INFORMATION SUPPLIED
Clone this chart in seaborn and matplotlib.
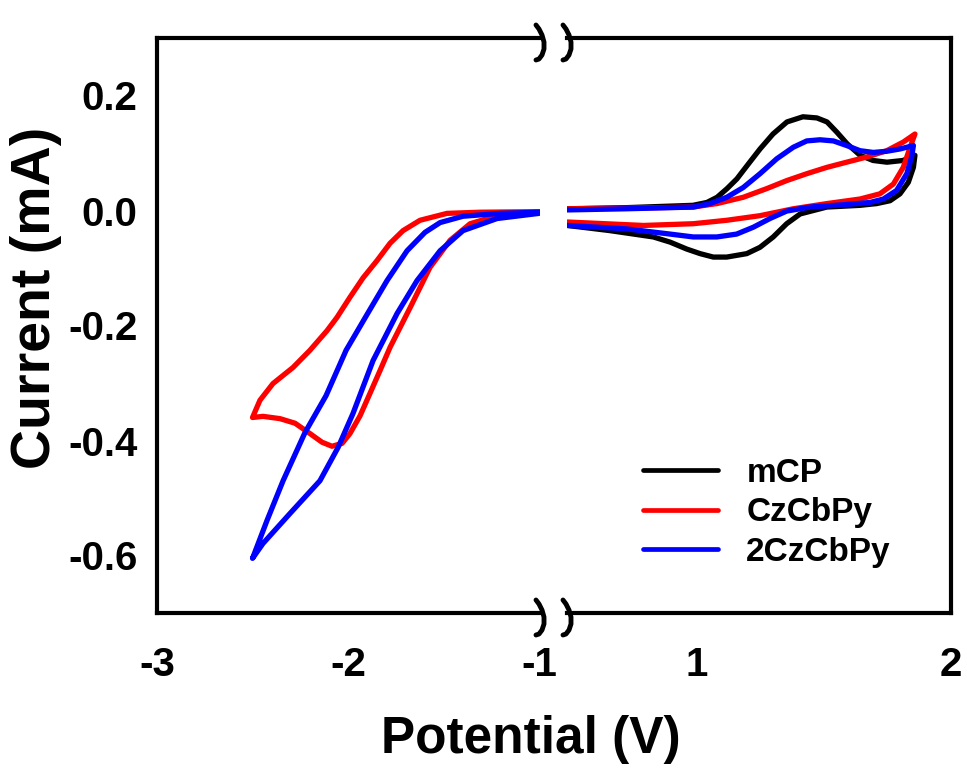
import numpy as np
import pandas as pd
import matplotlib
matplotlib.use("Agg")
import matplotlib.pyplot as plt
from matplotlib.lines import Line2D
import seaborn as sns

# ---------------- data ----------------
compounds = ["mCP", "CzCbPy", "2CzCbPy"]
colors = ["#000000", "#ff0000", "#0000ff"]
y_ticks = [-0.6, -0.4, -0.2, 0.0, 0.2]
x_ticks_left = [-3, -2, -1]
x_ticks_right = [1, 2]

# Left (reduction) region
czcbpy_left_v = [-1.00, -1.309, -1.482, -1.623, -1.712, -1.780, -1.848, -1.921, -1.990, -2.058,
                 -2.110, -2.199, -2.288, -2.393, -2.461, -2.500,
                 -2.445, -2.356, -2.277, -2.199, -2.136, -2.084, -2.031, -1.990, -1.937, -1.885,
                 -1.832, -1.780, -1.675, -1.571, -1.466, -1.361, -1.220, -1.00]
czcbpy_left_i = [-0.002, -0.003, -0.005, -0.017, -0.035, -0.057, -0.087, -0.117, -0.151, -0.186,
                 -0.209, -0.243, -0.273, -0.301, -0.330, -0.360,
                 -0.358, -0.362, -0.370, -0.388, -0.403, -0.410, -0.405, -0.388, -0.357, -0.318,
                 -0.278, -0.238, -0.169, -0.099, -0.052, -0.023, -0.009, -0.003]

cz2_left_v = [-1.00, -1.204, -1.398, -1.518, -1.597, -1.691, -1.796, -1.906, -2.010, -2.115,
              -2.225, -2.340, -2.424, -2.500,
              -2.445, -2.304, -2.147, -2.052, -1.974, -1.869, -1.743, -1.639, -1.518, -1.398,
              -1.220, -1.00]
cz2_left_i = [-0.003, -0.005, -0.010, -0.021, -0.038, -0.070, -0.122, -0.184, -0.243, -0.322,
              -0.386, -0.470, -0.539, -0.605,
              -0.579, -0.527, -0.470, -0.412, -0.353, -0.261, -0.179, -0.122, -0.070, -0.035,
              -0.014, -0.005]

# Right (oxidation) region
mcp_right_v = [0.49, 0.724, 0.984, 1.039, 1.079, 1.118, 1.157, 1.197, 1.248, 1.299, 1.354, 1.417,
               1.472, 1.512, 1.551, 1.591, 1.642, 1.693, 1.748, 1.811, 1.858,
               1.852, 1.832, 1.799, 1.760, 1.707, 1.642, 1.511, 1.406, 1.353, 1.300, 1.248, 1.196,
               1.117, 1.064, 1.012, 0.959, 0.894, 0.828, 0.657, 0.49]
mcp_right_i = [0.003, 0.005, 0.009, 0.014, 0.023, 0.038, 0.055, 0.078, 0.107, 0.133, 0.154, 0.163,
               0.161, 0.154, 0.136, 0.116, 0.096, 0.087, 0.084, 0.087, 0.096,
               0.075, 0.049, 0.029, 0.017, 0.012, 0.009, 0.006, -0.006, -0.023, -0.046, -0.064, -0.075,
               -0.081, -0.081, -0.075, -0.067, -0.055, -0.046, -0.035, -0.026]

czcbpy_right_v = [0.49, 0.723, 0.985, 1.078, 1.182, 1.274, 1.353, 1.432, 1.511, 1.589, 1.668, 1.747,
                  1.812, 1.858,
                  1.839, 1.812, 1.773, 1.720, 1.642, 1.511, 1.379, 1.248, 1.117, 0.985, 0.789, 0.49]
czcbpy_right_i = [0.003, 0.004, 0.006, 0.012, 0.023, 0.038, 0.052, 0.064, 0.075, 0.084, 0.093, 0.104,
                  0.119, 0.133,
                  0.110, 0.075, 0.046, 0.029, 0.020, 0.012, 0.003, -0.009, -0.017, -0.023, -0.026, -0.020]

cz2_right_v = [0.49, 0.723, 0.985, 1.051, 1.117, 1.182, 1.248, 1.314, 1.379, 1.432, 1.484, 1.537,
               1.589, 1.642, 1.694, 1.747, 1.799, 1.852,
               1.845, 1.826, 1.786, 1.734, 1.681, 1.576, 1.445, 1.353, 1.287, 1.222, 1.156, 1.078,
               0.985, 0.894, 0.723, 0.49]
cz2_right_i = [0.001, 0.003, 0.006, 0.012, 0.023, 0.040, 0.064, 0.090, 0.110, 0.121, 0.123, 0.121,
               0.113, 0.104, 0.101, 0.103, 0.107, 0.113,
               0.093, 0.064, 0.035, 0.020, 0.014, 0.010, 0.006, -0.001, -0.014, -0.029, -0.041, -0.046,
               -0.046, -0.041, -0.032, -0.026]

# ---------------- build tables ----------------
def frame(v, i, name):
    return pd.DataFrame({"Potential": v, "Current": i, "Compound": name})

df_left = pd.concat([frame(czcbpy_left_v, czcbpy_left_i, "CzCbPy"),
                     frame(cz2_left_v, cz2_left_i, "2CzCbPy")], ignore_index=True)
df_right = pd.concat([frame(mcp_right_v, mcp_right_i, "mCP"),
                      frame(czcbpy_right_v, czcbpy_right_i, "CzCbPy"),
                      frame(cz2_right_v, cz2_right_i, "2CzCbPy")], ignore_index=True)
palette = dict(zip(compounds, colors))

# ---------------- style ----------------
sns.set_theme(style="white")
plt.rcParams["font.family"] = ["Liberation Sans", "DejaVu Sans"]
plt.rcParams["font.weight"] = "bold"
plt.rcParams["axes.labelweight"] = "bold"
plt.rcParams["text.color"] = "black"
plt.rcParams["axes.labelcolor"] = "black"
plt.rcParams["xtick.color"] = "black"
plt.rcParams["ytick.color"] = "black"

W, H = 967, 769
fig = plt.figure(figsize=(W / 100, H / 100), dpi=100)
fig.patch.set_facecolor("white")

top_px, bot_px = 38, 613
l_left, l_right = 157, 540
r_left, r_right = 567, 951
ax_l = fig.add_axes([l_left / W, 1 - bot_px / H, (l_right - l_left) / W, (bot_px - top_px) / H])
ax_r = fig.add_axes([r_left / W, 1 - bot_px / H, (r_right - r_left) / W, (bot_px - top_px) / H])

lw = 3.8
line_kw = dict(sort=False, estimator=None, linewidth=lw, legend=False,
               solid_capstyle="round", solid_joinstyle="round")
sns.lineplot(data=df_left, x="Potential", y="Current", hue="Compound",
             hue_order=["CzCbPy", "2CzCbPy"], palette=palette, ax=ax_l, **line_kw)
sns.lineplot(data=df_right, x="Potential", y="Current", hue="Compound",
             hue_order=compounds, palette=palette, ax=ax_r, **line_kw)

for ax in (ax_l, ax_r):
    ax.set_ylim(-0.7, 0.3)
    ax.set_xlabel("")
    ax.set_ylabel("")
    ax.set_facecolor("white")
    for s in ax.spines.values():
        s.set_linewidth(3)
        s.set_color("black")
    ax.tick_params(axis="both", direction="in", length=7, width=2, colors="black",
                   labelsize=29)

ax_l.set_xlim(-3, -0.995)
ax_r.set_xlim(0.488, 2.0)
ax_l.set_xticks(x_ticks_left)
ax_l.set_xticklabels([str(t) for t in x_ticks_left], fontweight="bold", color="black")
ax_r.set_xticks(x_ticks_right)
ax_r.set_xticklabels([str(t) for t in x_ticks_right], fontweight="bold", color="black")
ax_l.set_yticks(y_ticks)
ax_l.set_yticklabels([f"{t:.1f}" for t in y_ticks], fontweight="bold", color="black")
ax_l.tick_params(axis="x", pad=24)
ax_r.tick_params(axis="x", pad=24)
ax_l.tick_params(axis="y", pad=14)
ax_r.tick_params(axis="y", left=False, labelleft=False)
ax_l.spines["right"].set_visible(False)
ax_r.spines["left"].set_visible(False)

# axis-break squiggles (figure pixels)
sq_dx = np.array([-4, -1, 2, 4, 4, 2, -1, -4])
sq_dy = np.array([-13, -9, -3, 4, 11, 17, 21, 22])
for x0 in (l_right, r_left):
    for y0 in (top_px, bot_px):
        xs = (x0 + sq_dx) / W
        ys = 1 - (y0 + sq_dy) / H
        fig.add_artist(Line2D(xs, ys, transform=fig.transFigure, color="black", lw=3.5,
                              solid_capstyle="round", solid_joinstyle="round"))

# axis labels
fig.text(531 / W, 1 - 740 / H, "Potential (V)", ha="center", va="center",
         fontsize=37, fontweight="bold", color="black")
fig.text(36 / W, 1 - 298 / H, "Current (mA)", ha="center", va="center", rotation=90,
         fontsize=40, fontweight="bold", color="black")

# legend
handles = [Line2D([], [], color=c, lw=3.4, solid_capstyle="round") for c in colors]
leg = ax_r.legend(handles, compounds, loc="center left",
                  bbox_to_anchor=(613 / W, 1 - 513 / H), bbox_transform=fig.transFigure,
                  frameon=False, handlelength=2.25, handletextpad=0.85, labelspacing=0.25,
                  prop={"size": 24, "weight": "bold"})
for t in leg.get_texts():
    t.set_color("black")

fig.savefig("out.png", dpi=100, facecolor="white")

WRITTEN PROBLEM
Each line from the top of the material through the line containing "-0.278, -0.238, -0.169, -0.099, -0.052, -0.023, -0.009, -0.003]" should be reproduced exactly; please drop any images.

TASK RESULT
Clone this chart in seaborn and matplotlib.
import numpy as np
import pandas as pd
import matplotlib
matplotlib.use("Agg")
import matplotlib.pyplot as plt
from matplotlib.lines import Line2D
import seaborn as sns

# ---------------- data ----------------
compounds = ["mCP", "CzCbPy", "2CzCbPy"]
colors = ["#000000", "#ff0000", "#0000ff"]
y_ticks = [-0.6, -0.4, -0.2, 0.0, 0.2]
x_ticks_left = [-3, -2, -1]
x_ticks_right = [1, 2]

# Left (reduction) region
czcbpy_left_v = [-1.00, -1.309, -1.482, -1.623, -1.712, -1.780, -1.848, -1.921, -1.990, -2.058,
                 -2.110, -2.199, -2.288, -2.393, -2.461, -2.500,
                 -2.445, -2.356, -2.277, -2.199, -2.136, -2.084, -2.031, -1.990, -1.937, -1.885,
                 -1.832, -1.780, -1.675, -1.571, -1.466, -1.361, -1.220, -1.00]
czcbpy_left_i = [-0.002, -0.003, -0.005, -0.017, -0.035, -0.057, -0.087, -0.117, -0.151, -0.186,
                 -0.209, -0.243, -0.273, -0.301, -0.330, -0.360,
                 -0.358, -0.362, -0.370, -0.388, -0.403, -0.410, -0.405, -0.388, -0.357, -0.318,
                 -0.278, -0.238, -0.169, -0.099, -0.052, -0.023, -0.009, -0.003]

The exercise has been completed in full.